-- begin Data excerpt --

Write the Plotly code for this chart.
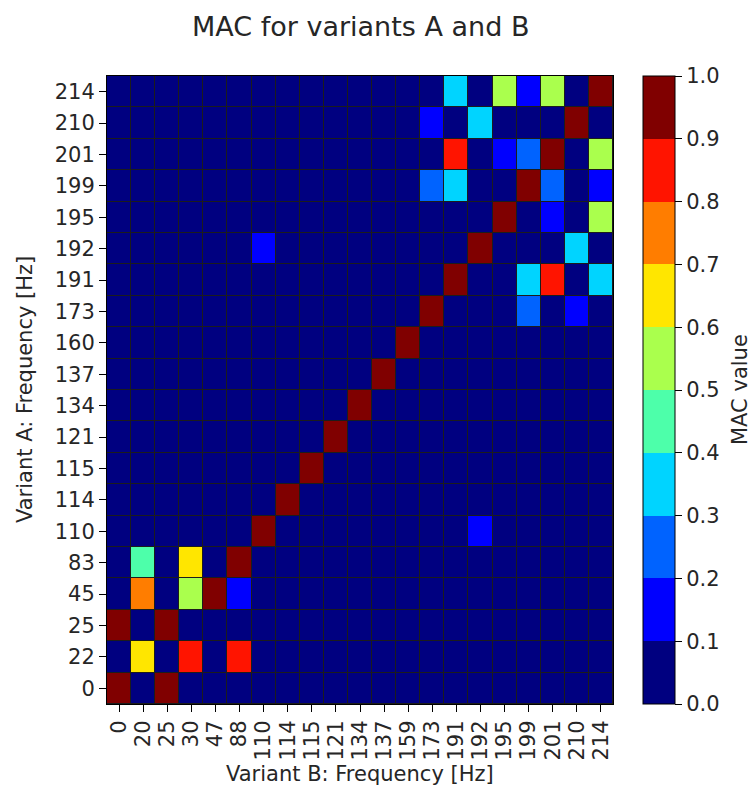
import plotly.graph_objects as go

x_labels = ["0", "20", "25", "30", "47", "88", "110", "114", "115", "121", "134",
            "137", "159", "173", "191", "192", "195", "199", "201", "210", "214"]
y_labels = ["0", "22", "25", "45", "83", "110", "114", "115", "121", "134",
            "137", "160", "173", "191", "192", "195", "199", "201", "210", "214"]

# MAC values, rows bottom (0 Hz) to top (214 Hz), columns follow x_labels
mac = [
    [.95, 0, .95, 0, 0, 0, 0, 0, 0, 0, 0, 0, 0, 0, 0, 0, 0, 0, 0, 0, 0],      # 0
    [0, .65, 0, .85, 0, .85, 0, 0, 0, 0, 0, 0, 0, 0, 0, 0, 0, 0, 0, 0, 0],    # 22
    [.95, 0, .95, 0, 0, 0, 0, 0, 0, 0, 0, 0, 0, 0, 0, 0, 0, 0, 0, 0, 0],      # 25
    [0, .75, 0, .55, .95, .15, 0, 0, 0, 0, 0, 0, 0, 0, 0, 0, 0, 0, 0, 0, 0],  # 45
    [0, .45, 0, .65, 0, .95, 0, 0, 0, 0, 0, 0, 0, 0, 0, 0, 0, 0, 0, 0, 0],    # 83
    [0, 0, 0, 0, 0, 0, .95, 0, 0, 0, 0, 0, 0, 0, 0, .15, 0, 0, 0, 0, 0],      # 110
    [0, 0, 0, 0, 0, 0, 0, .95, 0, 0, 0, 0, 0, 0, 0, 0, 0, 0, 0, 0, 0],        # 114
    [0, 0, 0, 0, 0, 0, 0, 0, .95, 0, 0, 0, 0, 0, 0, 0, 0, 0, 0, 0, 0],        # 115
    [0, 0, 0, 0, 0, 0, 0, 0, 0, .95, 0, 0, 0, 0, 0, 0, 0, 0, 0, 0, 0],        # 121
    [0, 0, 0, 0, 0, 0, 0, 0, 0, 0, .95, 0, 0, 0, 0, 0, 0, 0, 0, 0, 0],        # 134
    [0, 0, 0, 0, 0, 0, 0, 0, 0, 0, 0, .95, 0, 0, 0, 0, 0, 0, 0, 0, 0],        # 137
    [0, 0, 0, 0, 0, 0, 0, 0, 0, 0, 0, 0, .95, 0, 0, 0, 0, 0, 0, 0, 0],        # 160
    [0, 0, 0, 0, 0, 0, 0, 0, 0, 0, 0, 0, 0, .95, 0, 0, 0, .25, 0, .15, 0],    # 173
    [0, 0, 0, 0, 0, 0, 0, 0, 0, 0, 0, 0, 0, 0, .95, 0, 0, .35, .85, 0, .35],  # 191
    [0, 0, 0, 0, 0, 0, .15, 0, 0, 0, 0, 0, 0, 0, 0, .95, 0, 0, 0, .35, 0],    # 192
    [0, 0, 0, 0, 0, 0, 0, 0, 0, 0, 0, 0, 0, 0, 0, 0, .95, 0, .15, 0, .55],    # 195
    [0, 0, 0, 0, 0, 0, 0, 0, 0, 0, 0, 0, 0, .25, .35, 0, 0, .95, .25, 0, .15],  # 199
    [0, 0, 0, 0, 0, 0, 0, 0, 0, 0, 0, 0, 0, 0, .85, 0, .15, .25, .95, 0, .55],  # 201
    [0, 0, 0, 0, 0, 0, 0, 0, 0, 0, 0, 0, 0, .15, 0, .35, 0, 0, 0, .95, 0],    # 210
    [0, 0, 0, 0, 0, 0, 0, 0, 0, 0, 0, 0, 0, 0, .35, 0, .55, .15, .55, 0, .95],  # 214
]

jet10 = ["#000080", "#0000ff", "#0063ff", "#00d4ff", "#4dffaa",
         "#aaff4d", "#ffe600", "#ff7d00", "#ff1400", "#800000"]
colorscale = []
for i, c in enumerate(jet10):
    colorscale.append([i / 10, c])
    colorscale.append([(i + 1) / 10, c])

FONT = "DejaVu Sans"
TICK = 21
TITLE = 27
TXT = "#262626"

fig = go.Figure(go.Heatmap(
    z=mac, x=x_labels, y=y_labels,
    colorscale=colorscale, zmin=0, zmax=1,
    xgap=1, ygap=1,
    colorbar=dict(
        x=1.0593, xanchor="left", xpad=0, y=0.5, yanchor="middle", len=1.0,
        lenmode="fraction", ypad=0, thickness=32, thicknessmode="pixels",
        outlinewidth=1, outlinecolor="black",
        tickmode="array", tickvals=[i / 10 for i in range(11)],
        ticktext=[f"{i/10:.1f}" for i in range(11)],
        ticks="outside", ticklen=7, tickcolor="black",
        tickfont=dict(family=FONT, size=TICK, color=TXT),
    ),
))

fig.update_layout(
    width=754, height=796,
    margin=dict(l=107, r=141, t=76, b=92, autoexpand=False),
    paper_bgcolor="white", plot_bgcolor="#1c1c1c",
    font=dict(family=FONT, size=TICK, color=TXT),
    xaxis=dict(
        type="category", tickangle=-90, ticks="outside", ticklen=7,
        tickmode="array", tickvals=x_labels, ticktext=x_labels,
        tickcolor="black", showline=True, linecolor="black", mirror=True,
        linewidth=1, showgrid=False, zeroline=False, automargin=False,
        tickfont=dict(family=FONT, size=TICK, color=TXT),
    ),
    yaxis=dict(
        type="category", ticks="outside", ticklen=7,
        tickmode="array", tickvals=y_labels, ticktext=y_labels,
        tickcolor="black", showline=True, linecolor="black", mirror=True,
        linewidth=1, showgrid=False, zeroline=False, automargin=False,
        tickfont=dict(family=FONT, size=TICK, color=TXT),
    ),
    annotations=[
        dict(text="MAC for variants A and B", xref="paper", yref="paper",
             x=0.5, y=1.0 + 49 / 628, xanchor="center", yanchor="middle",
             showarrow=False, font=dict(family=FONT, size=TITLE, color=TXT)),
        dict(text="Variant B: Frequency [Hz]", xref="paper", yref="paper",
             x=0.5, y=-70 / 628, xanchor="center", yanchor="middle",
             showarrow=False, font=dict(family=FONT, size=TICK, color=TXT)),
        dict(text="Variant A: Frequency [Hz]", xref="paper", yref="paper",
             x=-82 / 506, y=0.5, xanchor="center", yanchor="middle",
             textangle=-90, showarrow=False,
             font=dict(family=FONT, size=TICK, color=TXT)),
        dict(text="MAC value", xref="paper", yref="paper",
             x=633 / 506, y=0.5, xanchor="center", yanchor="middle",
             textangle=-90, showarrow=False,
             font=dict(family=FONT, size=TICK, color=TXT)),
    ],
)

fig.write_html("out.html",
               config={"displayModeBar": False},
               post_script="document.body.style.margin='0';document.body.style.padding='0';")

-- end Data excerpt --

Reproduce the material above exactly, first line through the line that contains "import plotly.graph_objects as go", minus the pictures.

Write the Plotly code for this chart.
import plotly.graph_objects as go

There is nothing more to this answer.